Well... I responded "the band played yesterday" which is the actual correct response, and the alternate response given was "the band has played yesterday" which is actually incorrect English. That is not proper grammar. And to say "the band had played" would be "a banda tinha tocado" but to say that is less common than to just say "a banda tocou"
Would it be acceptable in this context: "The band has played yesterday...and today!" I have been speaking English all my life, and I am still unclear about the special restrictions of the present perfect tense. That is true; you would also need something else that happened in the past but after the band playing to use «tinha tocado»/"had played."

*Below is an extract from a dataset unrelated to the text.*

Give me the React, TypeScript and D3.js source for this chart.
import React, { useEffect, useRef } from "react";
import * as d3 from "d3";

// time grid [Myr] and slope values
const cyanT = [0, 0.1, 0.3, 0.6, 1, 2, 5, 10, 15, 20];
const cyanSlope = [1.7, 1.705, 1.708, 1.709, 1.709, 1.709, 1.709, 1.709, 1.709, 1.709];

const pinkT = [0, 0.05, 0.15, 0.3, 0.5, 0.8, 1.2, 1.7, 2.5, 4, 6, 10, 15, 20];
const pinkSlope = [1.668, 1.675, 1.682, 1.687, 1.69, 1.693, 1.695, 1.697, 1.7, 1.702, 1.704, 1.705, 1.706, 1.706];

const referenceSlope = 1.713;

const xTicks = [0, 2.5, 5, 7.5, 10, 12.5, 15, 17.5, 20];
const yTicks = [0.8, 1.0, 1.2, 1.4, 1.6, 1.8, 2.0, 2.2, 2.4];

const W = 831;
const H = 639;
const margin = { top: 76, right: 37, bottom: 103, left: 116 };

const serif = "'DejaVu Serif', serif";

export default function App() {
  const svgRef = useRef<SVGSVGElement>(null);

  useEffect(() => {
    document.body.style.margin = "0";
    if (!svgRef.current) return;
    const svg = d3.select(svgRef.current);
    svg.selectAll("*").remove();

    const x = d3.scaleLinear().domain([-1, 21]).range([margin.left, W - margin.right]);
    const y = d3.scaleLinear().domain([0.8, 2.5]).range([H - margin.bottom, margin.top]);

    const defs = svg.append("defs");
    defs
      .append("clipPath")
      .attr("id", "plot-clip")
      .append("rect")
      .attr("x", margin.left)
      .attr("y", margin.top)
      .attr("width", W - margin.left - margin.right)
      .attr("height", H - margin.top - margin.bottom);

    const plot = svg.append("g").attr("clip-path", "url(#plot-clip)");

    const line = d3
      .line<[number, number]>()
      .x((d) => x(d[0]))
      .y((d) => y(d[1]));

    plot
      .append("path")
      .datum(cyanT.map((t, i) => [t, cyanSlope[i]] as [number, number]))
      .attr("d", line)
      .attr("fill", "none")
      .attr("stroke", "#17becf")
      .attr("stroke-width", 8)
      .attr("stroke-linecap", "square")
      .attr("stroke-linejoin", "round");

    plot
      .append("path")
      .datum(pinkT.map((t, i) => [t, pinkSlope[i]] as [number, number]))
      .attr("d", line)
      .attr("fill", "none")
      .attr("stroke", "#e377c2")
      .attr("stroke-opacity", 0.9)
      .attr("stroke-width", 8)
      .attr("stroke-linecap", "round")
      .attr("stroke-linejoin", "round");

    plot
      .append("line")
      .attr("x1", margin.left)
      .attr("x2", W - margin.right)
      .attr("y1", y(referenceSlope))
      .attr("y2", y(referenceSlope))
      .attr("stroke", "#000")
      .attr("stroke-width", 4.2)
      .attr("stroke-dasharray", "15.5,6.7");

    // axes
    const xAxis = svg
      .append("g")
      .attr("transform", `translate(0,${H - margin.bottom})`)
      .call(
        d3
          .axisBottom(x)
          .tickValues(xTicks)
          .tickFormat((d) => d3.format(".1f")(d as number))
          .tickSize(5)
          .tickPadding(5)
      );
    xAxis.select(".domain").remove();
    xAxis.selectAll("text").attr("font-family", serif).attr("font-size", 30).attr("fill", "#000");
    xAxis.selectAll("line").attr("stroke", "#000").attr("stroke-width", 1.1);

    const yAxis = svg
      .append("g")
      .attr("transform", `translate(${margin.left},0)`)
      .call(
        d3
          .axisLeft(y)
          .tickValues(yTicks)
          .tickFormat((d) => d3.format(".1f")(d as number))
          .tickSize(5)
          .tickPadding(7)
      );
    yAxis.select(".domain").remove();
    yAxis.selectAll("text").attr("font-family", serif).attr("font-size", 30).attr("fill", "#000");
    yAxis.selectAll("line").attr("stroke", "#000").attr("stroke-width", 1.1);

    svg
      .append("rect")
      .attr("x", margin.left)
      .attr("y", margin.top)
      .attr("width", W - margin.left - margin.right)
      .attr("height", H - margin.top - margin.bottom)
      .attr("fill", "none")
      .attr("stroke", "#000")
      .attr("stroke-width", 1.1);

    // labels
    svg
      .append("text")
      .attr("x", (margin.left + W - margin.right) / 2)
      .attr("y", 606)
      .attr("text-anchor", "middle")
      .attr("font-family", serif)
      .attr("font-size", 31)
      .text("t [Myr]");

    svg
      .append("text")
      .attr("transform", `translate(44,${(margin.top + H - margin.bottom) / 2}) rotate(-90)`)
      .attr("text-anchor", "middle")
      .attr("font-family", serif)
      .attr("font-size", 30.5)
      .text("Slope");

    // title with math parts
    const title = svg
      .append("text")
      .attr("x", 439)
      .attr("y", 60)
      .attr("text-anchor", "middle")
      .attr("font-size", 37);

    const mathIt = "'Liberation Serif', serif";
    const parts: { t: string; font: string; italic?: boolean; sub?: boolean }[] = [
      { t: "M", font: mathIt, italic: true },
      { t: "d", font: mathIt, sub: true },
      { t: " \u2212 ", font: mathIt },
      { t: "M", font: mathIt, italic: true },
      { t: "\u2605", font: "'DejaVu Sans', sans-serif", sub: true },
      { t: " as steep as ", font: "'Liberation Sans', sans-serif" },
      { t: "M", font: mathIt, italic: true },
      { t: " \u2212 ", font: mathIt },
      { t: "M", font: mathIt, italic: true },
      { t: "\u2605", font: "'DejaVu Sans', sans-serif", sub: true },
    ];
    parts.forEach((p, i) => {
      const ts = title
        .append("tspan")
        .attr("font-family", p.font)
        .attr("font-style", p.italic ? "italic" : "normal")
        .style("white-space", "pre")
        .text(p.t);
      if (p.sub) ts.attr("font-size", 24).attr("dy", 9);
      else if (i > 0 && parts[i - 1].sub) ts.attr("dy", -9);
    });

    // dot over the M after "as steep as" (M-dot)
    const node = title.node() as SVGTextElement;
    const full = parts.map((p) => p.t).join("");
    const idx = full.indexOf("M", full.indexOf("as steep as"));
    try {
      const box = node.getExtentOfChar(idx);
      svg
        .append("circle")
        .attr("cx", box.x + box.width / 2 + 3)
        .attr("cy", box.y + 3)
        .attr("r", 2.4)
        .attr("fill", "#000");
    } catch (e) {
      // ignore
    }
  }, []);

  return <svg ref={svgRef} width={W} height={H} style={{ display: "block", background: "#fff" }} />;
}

No, you would never say "the band has played yesterday." You would say "the band played yesterday." If you wanted to use "has" in that type of context you could say "the band has already played" like if someone arrived late and was asking if they missed the show, or "the band has played here before." I honestly do not know enough about the nomenclature of grammar to explain why that is, but there are really specific ways to phrase this in English. In Portuguese they have these conjugations, but in practice (or at least informal speech) they tend to be eschewed in favor of the simpler past tense conjugations. To say "the band has played yesterday" is 100% incorrect and would flag the speaker as not a native speaker. Though, you could say the band HAD played yesterday (which is more like tinha tocadao) and say like "the band had played yesterday for 3 hours, so they felt they really earned a trip to the bar to get hammered." English is weird!

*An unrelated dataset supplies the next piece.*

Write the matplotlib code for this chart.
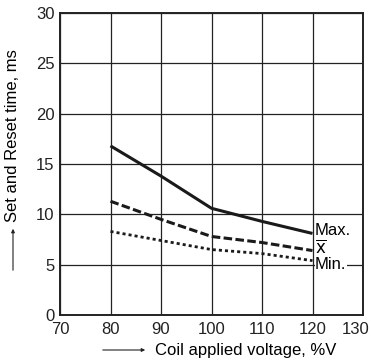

The rule about English perfect tenses is that the action in perfect tense has to occur before a certain point in time. For present perfect tense, the point in time is right now. For past perfect tense, the point in time is in the past. Adverbs like 'already' and 'before' are often used to indicate a certain point in time for past perfect tense. The actual simple past tense verb that sets the context for using past perfect may not be in the same sentence, but it does occur somewhere in the context of the conversation or story. In present perfect, the simple present tense that sets the context may be implied by the circumstances.